I’m heartened to hear that he’s not an everyday writer, that even for an established writer there are weeks when you muster only two days at the keyboard.  His goal of working more days per week than he doesn’t seems refreshingly sensible to me. I am floating into that zone myself, no longer having the available time to sit down for a dedicated, unbroken chunk of time each day. Partly it hurts, but partly it’s great, too: there are enough other things going on that I don’t have a daily string of hours from the time I get home to when I go to bed.

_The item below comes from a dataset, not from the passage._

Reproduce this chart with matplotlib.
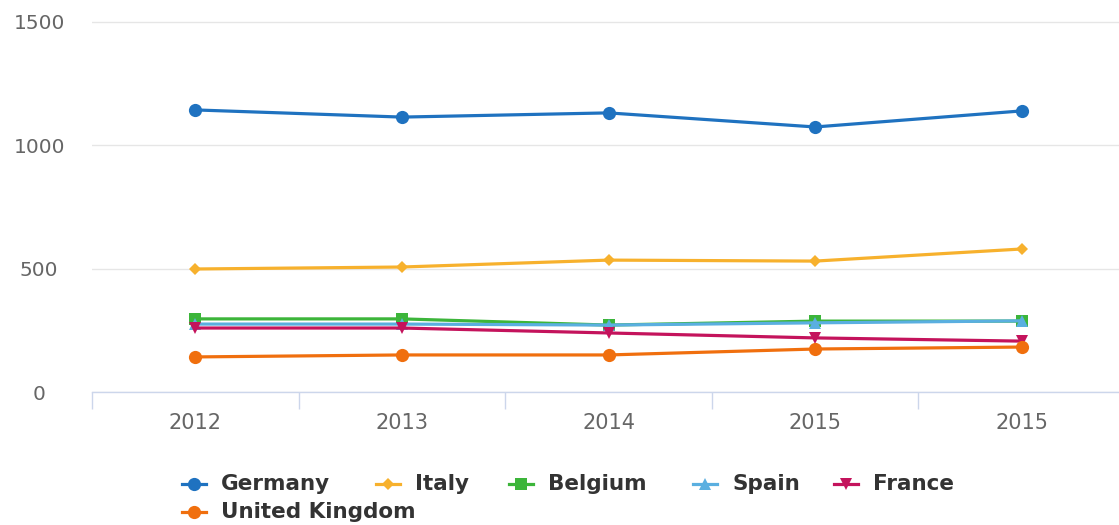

Also, this quote: “A lot of days I’d stop in the middle of a word. I’d know how to pick up, because I knew how to spell.”

Weekend wrap-up

This past weekend was an excellent one for comedy, as I (in chronological order) scored a VHS copy of the great “Weird” Al Yankovic movie UHF at a Philadelphia used bookshop; watched a great, great show put on by Paul F. Tompkins as part of his “Tompkins 300” tour; and, last but not least, met Tom Scharpling. He showed up to support his friend and frequent “Best Show” guest. He’d seen the show in New York, which I deduced by the fact that he started laughing into his hand just before most of the really good bits.

Lesser lights from the weekend: my Philly food experience. For whatever reason, that Wawa Italian hoagie didn’t go down quite as smoothly as it has, so dependably, in the past.